Escolhi o dia errado para pegar um ônibus. O 5605 nunca demorou tanto na história do Brasil. Vi seis coletivos passando lentamente com um letreiro improvisado que dizia: "ESTÁDIO". E eu sem entender porra nenhuma. Só então me dei conta que além de ser um dia de domingo, era um domingo de jogo decisivo para o Botafogo (um importante time de futebol do estado da Paraíba). Foram quatro "303", quatro "2010", três "2515", e quando a paciência já tinha indo embora junto com as unhas e algumas pontas de dedos, apareceu do além, um bendito "5605" - o tão esperado ônibus do shopping. Mas antes disso...
Nos primeiros quinze minutos de espera, vi todas as pessoas que estavam no ponto de ônibus tomarem seus rumos. Percebi que eu era o único paciente à espera de um coletivo. Muitos subiram a rua da antiga Fava do Negão, para pegar o coletivo na Avenida Josefa Taveira, onde não demorava tanto a passar ônibus nos finais de semana. Nem pensei nisso. Minha paciência dizia: "Calma, não vai demorar."
Só sabe bem o que é sofrer, quem depende de coletivo nessa cidade de João Pessoa. Ainda mais nos domingos e feriados. |
Trinta minutos depois sinto uma respiração forte na minha orelha direita (Lado oposto do que eu estava olhando), virei lentamente e quase mancho as calças quando me dou conta de quem era o dono da respiração. Um Pitbull, ou melhor, uma Pitbull. Fiquei tão nervoso que nem reparei na distinção de peitos e culhões. Só pensei que aquela porra ia arrancar minha cabeça, independente de ser macho ou fêmea.
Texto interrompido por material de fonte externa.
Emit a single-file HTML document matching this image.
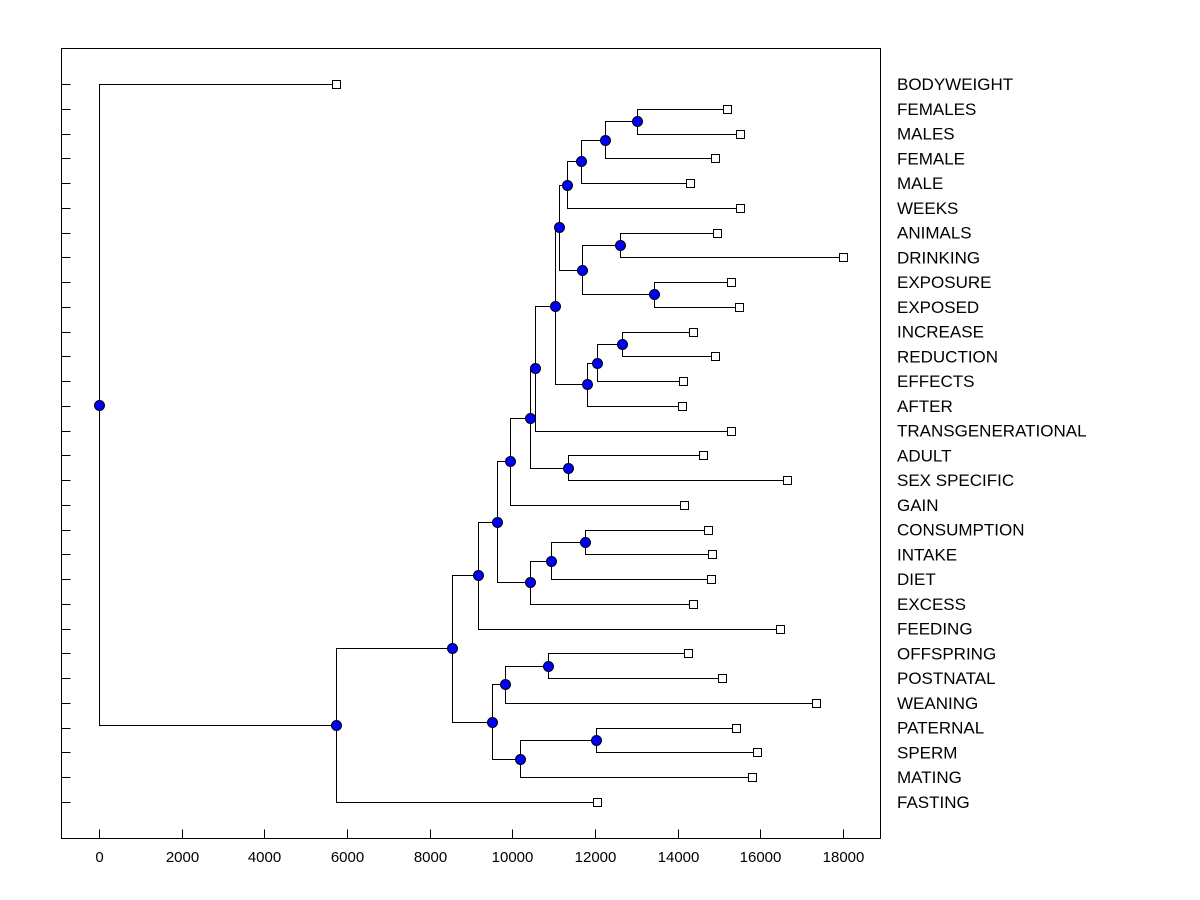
<!DOCTYPE html>
<html><head><meta charset="utf-8"><style>
body{margin:0;background:#fff}
svg{display:block;font-family:"Liberation Sans",Arial,sans-serif}
</style></head><body>
<svg id="c" width="1200" height="900" xmlns="http://www.w3.org/2000/svg"></svg>
<script>
const leafLabels=["BODYWEIGHT","FEMALES","MALES","FEMALE","MALE","WEEKS","ANIMALS","DRINKING","EXPOSURE","EXPOSED","INCREASE","REDUCTION","EFFECTS","AFTER","TRANSGENERATIONAL","ADULT","SEX SPECIFIC","GAIN","CONSUMPTION","INTAKE","DIET","EXCESS","FEEDING","OFFSPRING","POSTNATAL","WEANING","PATERNAL","SPERM","MATING","FASTING"];
const leafValues=[5734,15200,15500,14900,14300,15500,14950,18000,15300,15480,14370,14900,14130,14100,15290,14610,16650,14150,14730,14830,14810,14370,16480,14250,15070,17350,15410,15920,15800,12050];
const nodeNames=["R","Q","P","N","S","T","O","L","V","U","M","K","I","J","H","F","X","W","G","E","C","AA","Y","BB","Z","D","B","A","root"];
const nodeHeights=[13020,12240,11660,11320,12600,13430,11690,11130,12650,12050,11810,11030,10550,11350,10430,9945,11760,10940,10430,9630,9170,10860,9820,12020,10190,9510,8540,5734,0];
const nodeChildren=[[1,2],["R",3],["Q",4],["P",5],[6,7],[8,9],["S","T"],["N","O"],[10,11],["V",12],["U",13],["L","M"],["K",14],[15,16],["I","J"],["H",17],[18,19],["X",20],["W",21],["F","G"],["E",22],[23,24],["AA",25],[26,27],["BB",28],["Y","Z"],["C","D"],["B",29],[0,"A"]];
const xTicks=[0,2000,4000,6000,8000,10000,12000,14000,16000,18000];

const NS="http://www.w3.org/2000/svg",svg=document.getElementById('c');
const L=61.5,R=880.5,T=48.5,B=838.5;
const X=v=>Math.round(99+v*744/18000)+0.5;
const Yr=i=>84+i*(802-84)/29;
const P=y=>Math.round(y)+0.5;
function mk(t,a,p){const e=document.createElementNS(NS,t);for(const k in a)e.setAttribute(k,a[k]);(p||svg).appendChild(e);return e;}
const frame=mk('rect',{x:L,y:T,width:R-L,height:B-T,fill:'none',stroke:'#000','stroke-width':1});


const gx=mk('g',{});


xTicks.forEach(v=>{
  mk('line',{x1:X(v),x2:X(v),y1:B,y2:B-9,stroke:'#000'},gx);
  const t=mk('text',{x:X(v),y:862,'text-anchor':'middle','font-size':15},gx);t.textContent=v;
  
  
});
const gy=mk('g',{});


leafLabels.forEach((s,i)=>{
  mk('line',{x1:L,x2:L+9,y1:P(Yr(i)),y2:P(Yr(i)),stroke:'#000'},gy);
  const t=mk('text',{x:897,y:Yr(i)+6,'font-size':17},gy);t.textContent=s;
  
  
});
const pos={};
leafValues.forEach((v,i)=>pos[i]={x:X(v),y:Yr(i)});
nodeNames.forEach((n,k)=>{
  const [a,b]=nodeChildren[k];
  pos[n]={x:X(nodeHeights[k]),y:(pos[a].y+pos[b].y)/2,a:a,b:b};
});
const gl=mk('g',{stroke:'#000','stroke-width':1,fill:'none'});


nodeNames.forEach(n=>{
  const p=pos[n],a=pos[p.a],b=pos[p.b];
  mk('path',{d:`M${a.x},${P(a.y)}H${p.x}V${P(b.y)}H${b.x}`},gl);
});
const gs=mk('g',{});


leafValues.forEach((v,i)=>{
  const r=mk('rect',{x:pos[i].x-4,y:P(pos[i].y)-4,width:8,height:8,fill:'#fff',stroke:'#000'},gs);
  
  
});
const gn=mk('g',{});


nodeNames.forEach(n=>{
  const c=mk('circle',{cx:pos[n].x,cy:P(pos[n].y),r:5,fill:'#0000ff',stroke:'#000','stroke-width':1},gn);
  
  
});
</script>
</body></html>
Engoli seco. A cadela olhou pra mim com cara de felicidade e me deu uma lambida na cara. Correu como se eu fosse agredi-la. (eca. mas antes uma lambida na cara que o sangue escorrendo no pescoço). Passeia a mão no rosto e fiquei olhando pra onde porra ia aquela cadela. Ela ficou perambulando pela Alfredo Ferreira Rocha, assustando todos que passavam no local. A cadela cruzava a avenida como se tivesse passeando na areia da praia, tranquila, e quase acontece uma fatalidade no asfalto. Uma voz surge do nada: "BELAAA", gritava um homem que descia a rua. Era o dono da cadela que escapara de ser atropelada por um ônibus que vinha no sentido contrário ao que eu estava. O homem gritou mais uma vez: "BELA, PASSA PRA CASA!". O animal parecia querer se aventurar mais um pouco e continuou correndo, subindo uma outra rua. Logo, perdi a cadela e o homem de vista, e assim passaram quinze longos minutos.
Minha paciência parecia ter subido a rua junto com a cadela. Minhas pernas estavam dormentes e eu já não aguentava mais esperar. Pensei em voltar em casa e pegar o carro, mas algo dizia dentro de mim: "Calma boy. Deixa de tuas pressas que final de semana é assim mesmo. Ele ta já passando!". Esperei. Comecei a jogar paciência no celular, e matei mais quinze minutos. Eu já havia mudado de posição milhares de vezes. Comecei a pensar em café e minha cabeça começou a doer. Lembrei que o último gole que tomei foi na sexta-feira. Comecei a imaginar besteiras. Até que minha vista ficou mais embaçada ainda, com o entardecer.
Uma hora e dezesseis minutos depois, vejo um busão, que não era "ESTÁDIO", dobrar a rua da esquina da Panorâmica. Levantei. Estiquei as pernas e dei a mão. Era enfim, o ônibus do shopping. Subi. Fiz a péssima escolha de sentar nas cadeiras da frente. Odeio ver crianças sentadas quando tem um monte de idosos de pé. Testei algumas criaturas sem noção que estavam no coletivo, mas vi que não ia adiantar muito. Pontos depois uma senhora linda entrou pela porta da frente e sorriu pra mim. Sorri de volta, e dei meu assento para aquela mulher. Ela sentou. A senhora tinha uns olhos verdes escondidos na pele enrugada, cabelos bem brancos, meio lisos, roupas folgadas, e nenhum pingo de vaidade exagerada. Estava imaginando como aquela velha senhora deve ter sido uma jovem de tirar o fôlego de muitos jovens. Admirei a beleza daquela senhora. A dor de cabeça passou junto com o estresse, que nem reparei no tempo que fiquei no coletivo. Pedi parada. Desci.